En décembre 2006, un lieutenant-colonel de l'armée américaine à la retraite, ancien membre du Counter Intelligence Corps (CIC), écrivit au département des archives du USHMM. Après la Seconde Guerre mondiale, le CIC avait mené de nombreuses missions en tant que service de renseignements militaires, dont des enquêtes sur des criminels nazis pour le compte de procureurs du cabinet du juge-avocat général américain. En 1946, cet officier avait trouvé l'album dans un appartement abandonné à Francfort (Allemagne), où il était basé. Étant à présent âgé, il désirait en faire don au Musée, à condition de rester anonyme.

Karl Höcker, l'officier SS à qui appartenait l'album, apparaît sur presque toutes les pages, mais ne figure que rarement dans les archives historiques. Pourtant, il fut l'adjudant du commandant du complexe d'Auschwitz pendant les mois les plus meurtriers du camp. Qui était-il ? Comment était-il arrivé à Auschwitz ? Qu'y avait-il fait ?

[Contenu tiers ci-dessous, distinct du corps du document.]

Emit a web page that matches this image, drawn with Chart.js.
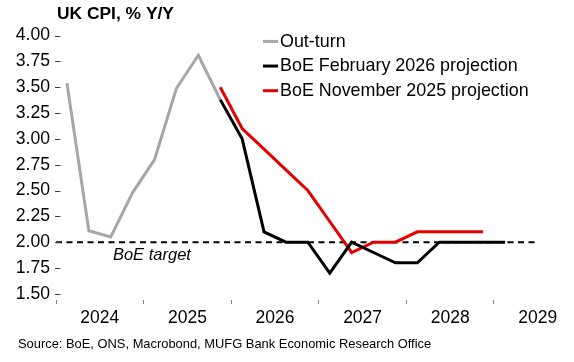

Le cadet de six enfants, Karl Höcker naquit à Engershausen en Allemagne en décembre 1911. Son père, ouvrier dans le bâtiment, avait été tué lors de la Première Guerre mondiale, et sa mère tentait tant bien que mal de faire vivre la famille. Höcker, qui travaillait comme guichetier dans une banque de Lübeck, rejoint le parti SS en 1933 puis le parti nazi en 1937. Il se maria cette même année et eut deux enfants, une fille en 1939 et un fils en octobre 1944. Lorsque la guerre éclata, Höcker fut affecté au camp de concentration de Neuengamme, puis géra divers autres camps de concentration tout au long de la guerre. En 1943, il devint adjudant du commandant à Lublin-Majdanek.

Lorsque le SS-Sturmbannführer Richard Baer prit le commandement d'Auschwitz en mai 1944, Höcker fut également affecté à ce camp, de nouveau en tant qu'adjudant. Avant d'être exécuté pour crimes de guerre, Rudolf Höss, le plus célèbre commandant d'Auschwitz, avait décrit le rôle de l'adjudant dans ses mémoires :

[L'adjudant] est le premier assistant du Kommandant. Il doit s'assurer qu'aucun événement important dans le camp n'échappe à la connaissance du Kommandant. L'adjudant est le supérieur de tous les sous-officiers et de l'état-major du Kommandant... L'officier de service et le premier chef de veille sont sous les ordres de l'adjudant, lui présentent leurs rapports de service contenant les dernières informations, et les signent...1 

Höcker resta à Auschwitz jusqu'à l'évacuation du camp, puis changea de base avec Baer en janvier 1945 quand celui-ci prit le commandement de Mittelbau-Dora. Höcker put s'enfuir avant que les Alliés ne libèrent le camp. Les troupes britanniques l'arrêtèrent près de Hambourg muni de papiers d'identité le présentant comme un simple soldat. N'ayant pas sa description physique, les autorités britanniques le relâchèrent en 1946, après seulement 18 mois de détention dans un camp de prisonniers de guerre. Jusqu'au procès Eichmann, quand les procureurs ouest-allemands se mirent à sa recherche, personne ne le poursuivit. Il reprit le cours normal de sa vie à Engershausen avec sa femme et ses deux enfants. En 1952, il se livra aux autorités dans le cadre du processus de dénazification, mais à aucun moment il ne fut incarcéré. Il se mit au jardinage et devint le caissier principal de la banque régionale de Lübeck. En 1963, il perdit son travail lorsqu'il fut inculpé lors des procédures judiciaires relatives à Auschwitz qui eurent lieu à Francfort entre 1963 et 1965, mais il fut réengagé après sa sortie de prison, en 1970.